■ **GIVEN INSTRUCTION**
Your task is to copy the listing exactly. Drop any pictures from the copy.
╭──
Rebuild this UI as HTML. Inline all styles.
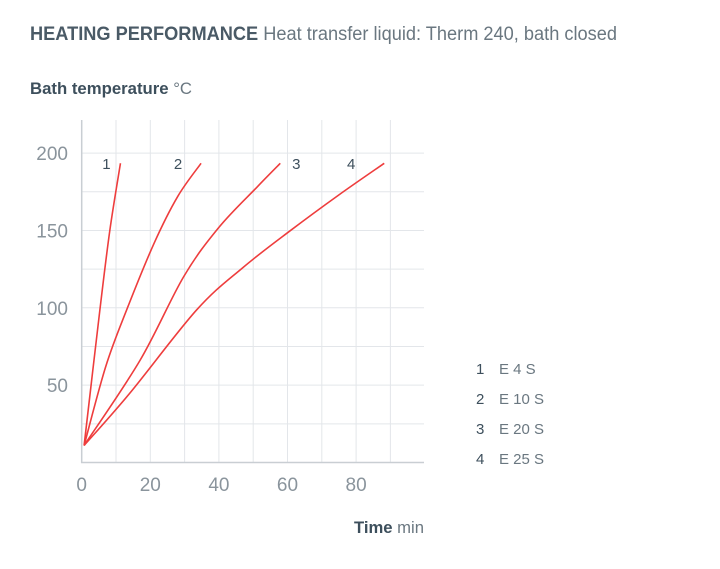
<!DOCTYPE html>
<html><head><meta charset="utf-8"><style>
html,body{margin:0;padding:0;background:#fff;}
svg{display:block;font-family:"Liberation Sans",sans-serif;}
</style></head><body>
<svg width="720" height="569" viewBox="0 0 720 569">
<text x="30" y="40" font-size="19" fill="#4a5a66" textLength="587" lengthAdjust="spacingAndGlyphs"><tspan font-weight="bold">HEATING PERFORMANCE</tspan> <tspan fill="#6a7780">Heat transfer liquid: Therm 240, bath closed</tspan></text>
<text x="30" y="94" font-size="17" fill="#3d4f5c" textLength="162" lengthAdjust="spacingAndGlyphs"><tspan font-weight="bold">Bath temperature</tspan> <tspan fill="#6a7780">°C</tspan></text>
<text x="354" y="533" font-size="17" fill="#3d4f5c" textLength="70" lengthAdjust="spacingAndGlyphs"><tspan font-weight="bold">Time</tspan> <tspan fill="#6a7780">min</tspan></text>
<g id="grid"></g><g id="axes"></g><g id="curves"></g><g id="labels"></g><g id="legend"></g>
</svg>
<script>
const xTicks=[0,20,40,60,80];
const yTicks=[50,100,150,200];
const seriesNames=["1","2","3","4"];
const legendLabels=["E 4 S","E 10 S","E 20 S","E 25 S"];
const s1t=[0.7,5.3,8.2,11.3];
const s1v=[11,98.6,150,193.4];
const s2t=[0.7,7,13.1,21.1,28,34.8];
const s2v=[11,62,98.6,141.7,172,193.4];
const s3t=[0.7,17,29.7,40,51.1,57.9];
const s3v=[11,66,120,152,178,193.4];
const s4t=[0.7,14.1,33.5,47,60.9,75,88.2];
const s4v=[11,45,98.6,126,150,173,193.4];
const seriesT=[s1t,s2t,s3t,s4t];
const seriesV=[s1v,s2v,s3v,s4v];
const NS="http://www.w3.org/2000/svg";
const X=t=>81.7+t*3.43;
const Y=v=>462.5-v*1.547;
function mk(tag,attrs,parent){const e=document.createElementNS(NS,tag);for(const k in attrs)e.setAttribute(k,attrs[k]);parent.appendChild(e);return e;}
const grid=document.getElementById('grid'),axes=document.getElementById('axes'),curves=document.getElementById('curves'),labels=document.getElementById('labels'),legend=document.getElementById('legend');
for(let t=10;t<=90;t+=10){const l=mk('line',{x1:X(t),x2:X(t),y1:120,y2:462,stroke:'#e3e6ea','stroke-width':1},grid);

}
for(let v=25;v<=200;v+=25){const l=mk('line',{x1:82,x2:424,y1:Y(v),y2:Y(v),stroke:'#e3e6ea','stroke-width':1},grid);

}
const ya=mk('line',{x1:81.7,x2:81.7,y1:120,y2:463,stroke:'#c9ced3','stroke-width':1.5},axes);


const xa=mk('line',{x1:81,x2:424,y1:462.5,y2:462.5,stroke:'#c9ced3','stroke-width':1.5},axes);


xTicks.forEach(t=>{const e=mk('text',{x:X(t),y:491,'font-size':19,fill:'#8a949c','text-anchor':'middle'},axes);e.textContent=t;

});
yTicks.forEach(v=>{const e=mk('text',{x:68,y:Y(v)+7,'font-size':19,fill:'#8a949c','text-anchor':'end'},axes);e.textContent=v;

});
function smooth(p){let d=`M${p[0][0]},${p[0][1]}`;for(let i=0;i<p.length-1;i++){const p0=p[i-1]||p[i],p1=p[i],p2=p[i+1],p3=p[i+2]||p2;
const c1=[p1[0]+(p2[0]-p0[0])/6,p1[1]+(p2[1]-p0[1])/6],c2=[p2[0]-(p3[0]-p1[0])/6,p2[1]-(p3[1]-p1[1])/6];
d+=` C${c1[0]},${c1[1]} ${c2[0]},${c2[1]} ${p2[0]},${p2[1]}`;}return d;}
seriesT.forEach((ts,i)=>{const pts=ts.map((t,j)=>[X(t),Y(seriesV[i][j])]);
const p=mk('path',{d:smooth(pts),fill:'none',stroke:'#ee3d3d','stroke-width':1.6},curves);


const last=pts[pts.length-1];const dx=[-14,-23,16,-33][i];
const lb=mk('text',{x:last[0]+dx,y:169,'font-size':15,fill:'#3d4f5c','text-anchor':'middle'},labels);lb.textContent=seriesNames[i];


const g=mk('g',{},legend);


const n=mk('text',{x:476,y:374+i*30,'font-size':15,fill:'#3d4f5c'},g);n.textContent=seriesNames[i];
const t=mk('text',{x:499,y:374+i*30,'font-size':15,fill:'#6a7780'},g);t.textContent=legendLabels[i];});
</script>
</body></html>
╰──
■ **TASK RESPONSE**
Rebuild this UI as HTML. Inline all styles.
<!DOCTYPE html>
<html><head><meta charset="utf-8"><style>
html,body{margin:0;padding:0;background:#fff;}
svg{display:block;font-family:"Liberation Sans",sans-serif;}
</style></head><body>
<svg width="720" height="569" viewBox="0 0 720 569">
<text x="30" y="40" font-size="19" fill="#4a5a66" textLength="587" lengthAdjust="spacingAndGlyphs"><tspan font-weight="bold">HEATING PERFORMANCE</tspan> <tspan fill="#6a7780">Heat transfer liquid: Therm 240, bath closed</tspan></text>
<text x="30" y="94" font-size="17" fill="#3d4f5c" textLength="162" lengthAdjust="spacingAndGlyphs"><tspan font-weight="bold">Bath temperature</tspan> <tspan fill="#6a7780">°C</tspan></text>
<text x="354" y="533" font-size="17" fill="#3d4f5c" textLength="70" lengthAdjust="spacingAndGlyphs"><tspan font-weight="bold">Time</tspan> <tspan fill="#6a7780">min</tspan></text>
<g id="grid"></g><g id="axes"></g><g id="curves"></g><g id="labels"></g><g id="legend"></g>
</svg>
<script>
const xTicks=[0,20,40,60,80];
const yTicks=[50,100,150,200];
const seriesNames=["1","2","3","4"];
const legendLabels=["E 4 S","E 10 S","E 20 S","E 25 S"];
const s1t=[0.7,5.3,8.2,11.3];
const s1v=[11,98.6,150,193.4];
const s2t=[0.7,7,13.1,21.1,28,34.8];
const s2v=[11,62,98.6,141.7,172,193.4];
const s3t=[0.7,17,29.7,40,51.1,57.9];
const s3v=[11,66,120,152,178,193.4];
const s4t=[0.7,14.1,33.5,47,60.9,75,88.2];
const s4v=[11,45,98.6,126,150,173,193.4];
const seriesT=[s1t,s2t,s3t,s4t];
const seriesV=[s1v,s2v,s3v,s4v];
const NS="http://www.w3.org/2000/svg";
const X=t=>81.7+t*3.43;
const Y=v=>462.5-v*1.547;
function mk(tag,attrs,parent){const e=document.createElementNS(NS,tag);for(const k in attrs)e.setAttribute(k,attrs[k]);parent.appendChild(e);return e;}
const grid=document.getElementById('grid'),axes=document.getElementById('axes'),curves=document.getElementById('curves'),labels=document.getElementById('labels'),legend=document.getElementById('legend');
for(let t=10;t<=90;t+=10){const l=mk('line',{x1:X(t),x2:X(t),y1:120,y2:462,stroke:'#e3e6ea','stroke-width':1},grid);

}
for(let v=25;v<=200;v+=25){const l=mk('line',{x1:82,x2:424,y1:Y(v),y2:Y(v),stroke:'#e3e6ea','stroke-width':1},grid);

}
const ya=mk('line',{x1:81.7,x2:81.7,y1:120,y2:463,stroke:'#c9ced3','stroke-width':1.5},axes);


const xa=mk('line',{x1:81,x2:424,y1:462.5,y2:462.5,stroke:'#c9ced3','stroke-width':1.5},axes);


xTicks.forEach(t=>{const e=mk('text',{x:X(t),y:491,'font-size':19,fill:'#8a949c','text-anchor':'middle'},axes);e.textContent=t;

});
yTicks.forEach(v=>{const e=mk('text',{x:68,y:Y(v)+7,'font-size':19,fill:'#8a949c','text-anchor':'end'},axes);e.textContent=v;

});
function smooth(p){let d=`M${p[0][0]},${p[0][1]}`;for(let i=0;i<p.length-1;i++){const p0=p[i-1]||p[i],p1=p[i],p2=p[i+1],p3=p[i+2]||p2;
const c1=[p1[0]+(p2[0]-p0[0])/6,p1[1]+(p2[1]-p0[1])/6],c2=[p2[0]-(p3[0]-p1[0])/6,p2[1]-(p3[1]-p1[1])/6];
d+=` C${c1[0]},${c1[1]} ${c2[0]},${c2[1]} ${p2[0]},${p2[1]}`;}return d;}
seriesT.forEach((ts,i)=>{const pts=ts.map((t,j)=>[X(t),Y(seriesV[i][j])]);
const p=mk('path',{d:smooth(pts),fill:'none',stroke:'#ee3d3d','stroke-width':1.6},curves);


const last=pts[pts.length-1];const dx=[-14,-23,16,-33][i];
const lb=mk('text',{x:last[0]+dx,y:169,'font-size':15,fill:'#3d4f5c','text-anchor':'middle'},labels);lb.textContent=seriesNames[i];


const g=mk('g',{},legend);


const n=mk('text',{x:476,y:374+i*30,'font-size':15,fill:'#3d4f5c'},g);n.textContent=seriesNames[i];
const t=mk('text',{x:499,y:374+i*30,'font-size':15,fill:'#6a7780'},g);t.textContent=legendLabels[i];});
</script>
</body></html>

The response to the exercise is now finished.